Saturday, June 6, 2020

Maun police broke arm of assault victim during lockdown patrol

Results of an x-ray examination that was done at Letsholathebe Primary Hospital in Maun show that a man who had a nasty run-in with a police patrol team suffered a broken arm.

When he spoke to Sunday Standard last week, Mooketsi Goitsemodimo complained about a swollen arm. He suspected the arm was broken when three police officers from the local police station fell upon him like a tonne of bricks during a heated argument. Courtesy of an x-ray examination, such suspicion has been confirmed. Goitsemodimo’s medical card says that “following assault more than one week ago”, he suffered a fracture in the ulnar (the long bone in the forearm that stretches from the elbow to the smallest finger) of the right arm and that callus has formed. Callus means soft tissue, especially in an area that has been subjected to friction. His right arm is now encased in a cast.

Goitsemodimo, who is epileptic, has a leg disability and walks with the aid of a stick, says that he was assaulted by police officers who had apparently been acting on a tip that home-brewed beer was being sold at his family home in Sanyedi Ward. All told the patrol team comprised four police officers (three males, one female) and a soldier. The woman officer and stayed in the patrol van throughout the period that the officers and soldier searched the homestead. The altercation began when the police wanted to search a hut in which Goitsemodimo’s sister, a new mother, was secluded with her two-week old baby in line with indigenous culture. Goitsemodimo says that he balked at the searching of the hut but minus the soldier who expressed grave misgivings about violating a strict cultural norm, the officers bulldozed their way in. They didn’t find what they were looking for and coming out, got into a verbal spat with Goitsemodimo, who says that he remonstrated with them for their acultural conduct. It was at this point, he claims, that the officers fell upon him, taking turns slapping him hard across the face and kicking him all over his body as he fell to the ground.

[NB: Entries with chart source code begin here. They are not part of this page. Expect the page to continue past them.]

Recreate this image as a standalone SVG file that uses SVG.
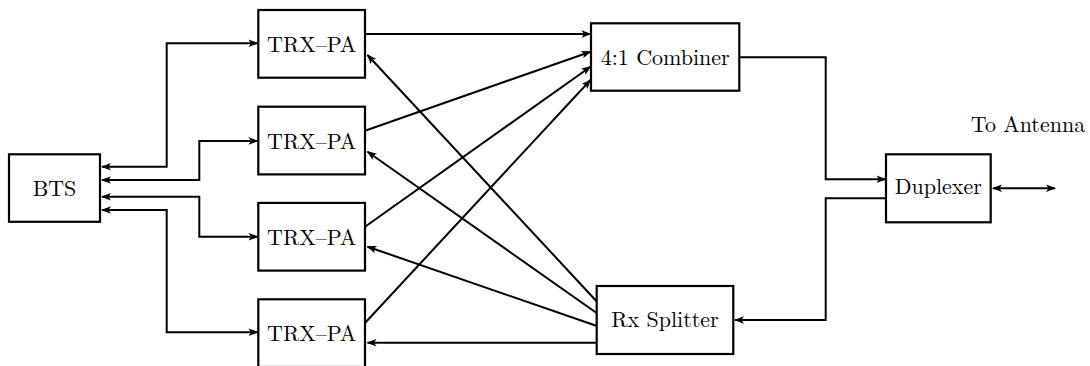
<svg xmlns="http://www.w3.org/2000/svg" width="1090" height="366" viewBox="0 0 1090 366">
  <style>
    .box { fill: #ffffff; stroke: #000000; stroke-width: 2.2; }
    .lbl { font-family: "Latin Modern Roman", "Liberation Serif", serif; font-size: 22px; fill: #000000; text-anchor: middle; }
    .wire { fill: none; stroke: #000000; stroke-width: 2; }
    .fwd { marker-end: url(#tip); }
    .both { marker-start: url(#tip); marker-end: url(#tip); }
  </style>
  <defs>
    <marker id="tip" viewBox="-10 -5 12 10" refX="0" refY="0" markerWidth="12" markerHeight="10" markerUnits="userSpaceOnUse" orient="auto-start-reverse">
      <path d="M1,0 L-9,-3.8 L-6.5,0 L-9,3.8 Z" fill="#000000"/>
    </marker>
  </defs>

  <rect width="1090" height="366" fill="#ffffff"/>

  <!-- connectors -->
  <g id="connectors">
    <!-- BTS to the four TRX-PA units -->
    <path class="wire both" d="M102,166.7 H166.7 V43.3 H257.5"/>
    <path class="wire both" d="M102,180 H199.3 V141 H257.5"/>
    <path class="wire both" d="M102,196.7 H199.3 V236.7 H257.5"/>
    <path class="wire both" d="M102,210 H166.7 V332.3 H257.5"/>
    <!-- TRX-PA outputs into the combiner -->
    <path class="wire fwd" d="M365,34 H590.5"/>
    <path class="wire fwd" d="M365,130.7 L590.5,51.7"/>
    <path class="wire fwd" d="M365,226.7 L590.5,66.7"/>
    <path class="wire fwd" d="M365,323 L590.5,80"/>
    <!-- combiner to duplexer, duplexer to splitter -->
    <path class="wire fwd" d="M739,57.3 H825.7 V179.3 H885.5"/>
    <path class="wire fwd" d="M886,198.3 H825.7 V320 H735"/>
    <!-- antenna port -->
    <path class="wire both" d="M993,188.3 H1055"/>
    <!-- Rx splitter back to the TRX-PA units -->
    <path class="wire fwd" d="M597,301.7 L367.5,55"/>
    <path class="wire fwd" d="M597,313.3 L367.5,151.7"/>
    <path class="wire fwd" d="M597,326 L367.5,246.7"/>
    <path class="wire fwd" d="M597,342.7 H367.5"/>
  </g>

  <g id="bts">
    <rect class="box" x="9" y="154.3" width="91" height="67.5"/>
    <text class="lbl" x="54.5" y="196">BTS</text>
  </g>
  <g id="trx1">
    <rect class="box" x="258.3" y="10" width="106.7" height="67.7"/>
    <text class="lbl" x="311.7" y="52.3">TRX–PA</text>
  </g>
  <g id="trx2">
    <rect class="box" x="258.3" y="106.7" width="106.7" height="67.7"/>
    <text class="lbl" x="311.7" y="149">TRX–PA</text>
  </g>
  <g id="trx3">
    <rect class="box" x="258.3" y="202.9" width="106.7" height="67.7"/>
    <text class="lbl" x="311.7" y="245.2">TRX–PA</text>
  </g>
  <g id="trx4">
    <rect class="box" x="258.3" y="299.3" width="106.7" height="67.7"/>
    <text class="lbl" x="311.7" y="341.3">TRX–PA</text>
  </g>
  <g id="combiner">
    <rect class="box" x="591" y="23.3" width="148.3" height="67.4"/>
    <text class="lbl" x="665.2" y="65">4:1 Combiner</text>
  </g>
  <g id="duplexer">
    <rect class="box" x="886" y="154.3" width="104.7" height="68"/>
    <text class="lbl" x="938.3" y="194">Duplexer</text>
  </g>
  <g id="splitter">
    <rect class="box" x="596.7" y="286" width="136.6" height="68"/>
    <text class="lbl" x="665" y="326.7">Rx Splitter</text>
  </g>
  <g id="antenna-label">
    <text class="lbl" x="1028" y="132.3">To Antenna</text>
  </g>
</svg>
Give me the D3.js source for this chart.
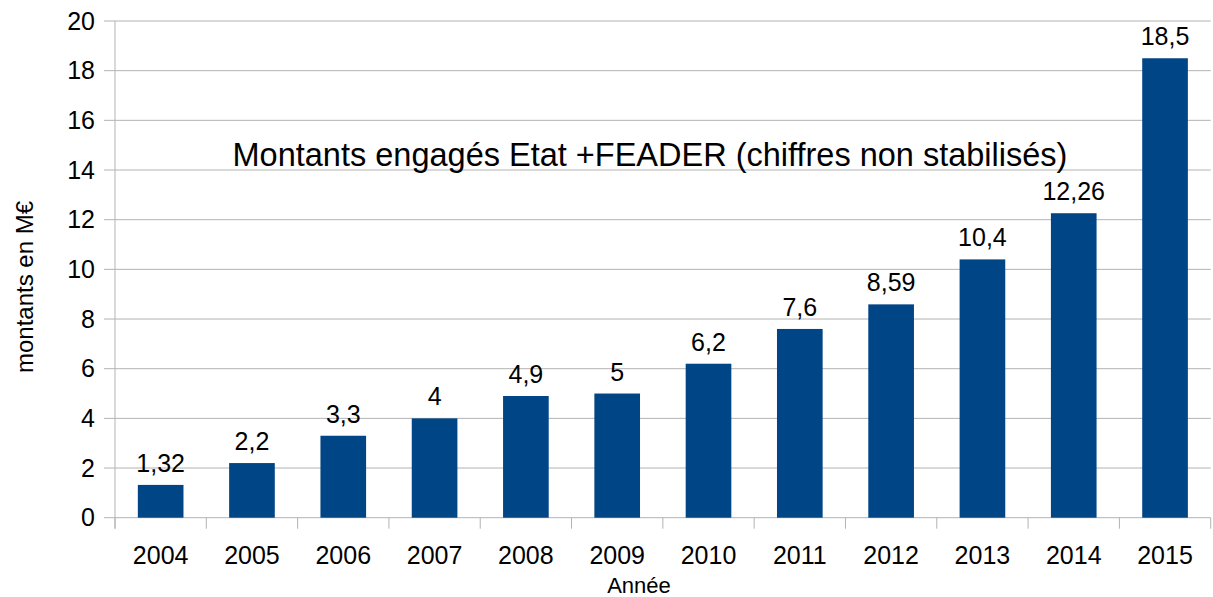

“Then they handcuffed me, dragged me on the ground like a bag of maize and threw me into the back of their patrol vehicle,” he says.

The vehicle took him to the police station where he was thrown into a holding cell and released a few hours later without being charged, by one of the officers who had earlier assaulted him. He says upon releasing him the officer told him: “I don’t ever want to see you here again.”

His body aching all over, Goitsemodimo later went to a medical clinic and provided the nurse who attended him with an account of the alleged assault, that was transferred to his medical card. The handwriting is characteristically hieroglyphic code that is difficult to read but some parts are clear enough: “reports to be assaulted by the police on the 8th April, 2020, sustaining injury to the face … cheek bruises … forearm swollen … soft tissue injury … report that they were kicking him in the face … pain on the ears … reports discharging [circled h] ear … reports some cracking sounds.” From reading the hieroglyphic handwriting on the card, it is unclear to make out what he was discharging from the ear but Goitsemodimo himself says that he was bleeding from both ears after the police beat him up.